Mungkin itu satu-satunya penyesalan paling dalam sekaligus “luka” yang belum sembuh hingga kini.
Sorry to hear that… tapi yang pasti Mamamu sudah bahagia di sana, Mas Bro!
hadooooh don!
Perumpamaanmu itu kok pake kencing sih?
TAPI Kristus itu manusiawi sekali, dia pernah marah, sedih, putus asa dsb dsb,…. seandainya pernah ada episode seperti yang kamu alami, mungkin dia juga akan suruh penulis Injil mencatatnya (Atau sebetulnya ada, tapi Mat, Mark, Luke, Yoh pikir itu tidak penting sehingga tidak ada di Injil ya? hihihi).
Ssssst lain kali cerita ttg sembelit ya :D
Aku yakin pernah lah ia kebelet pipis gitu tapi waktu itu mungkin mudah cari toilet dan doi kan pake jubah? :)

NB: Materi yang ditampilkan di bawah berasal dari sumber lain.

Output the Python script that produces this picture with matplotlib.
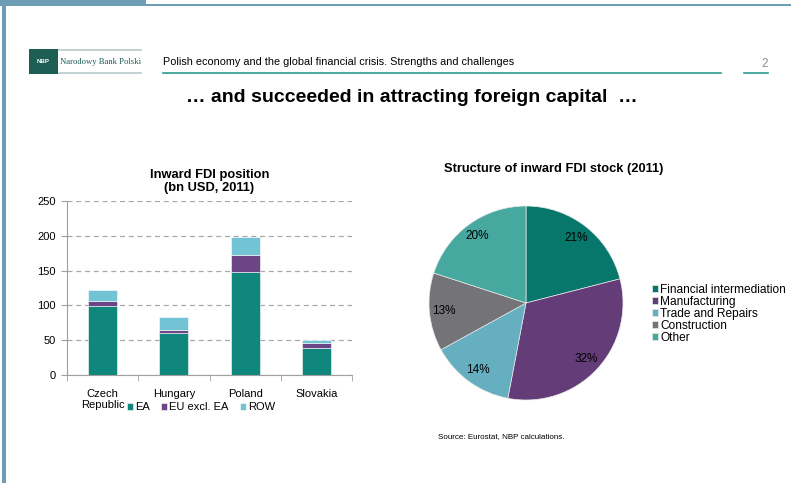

Kelegaan, demi mendapatkannya, aku tau ngglembuk’i sopir majulancar berhenti mlebu warung di luar jadwal. *keceret*
Kisah nyata yang aspiratif, Mas Bro :)
Judul yang -menurutku- tepat pada artikel ini, “kebelet pipis” :P
Hmmmm, ngono ya? :)
Di tempat saya, ketika mengadakan kegiatan adat seperti pernikahan maupun kegiatan duka seperti Ngaben, tuan rumah memang biasanya sangat sibuk. Butuh banyak energi karena selain sibuk fisik juga sibuk otaknya.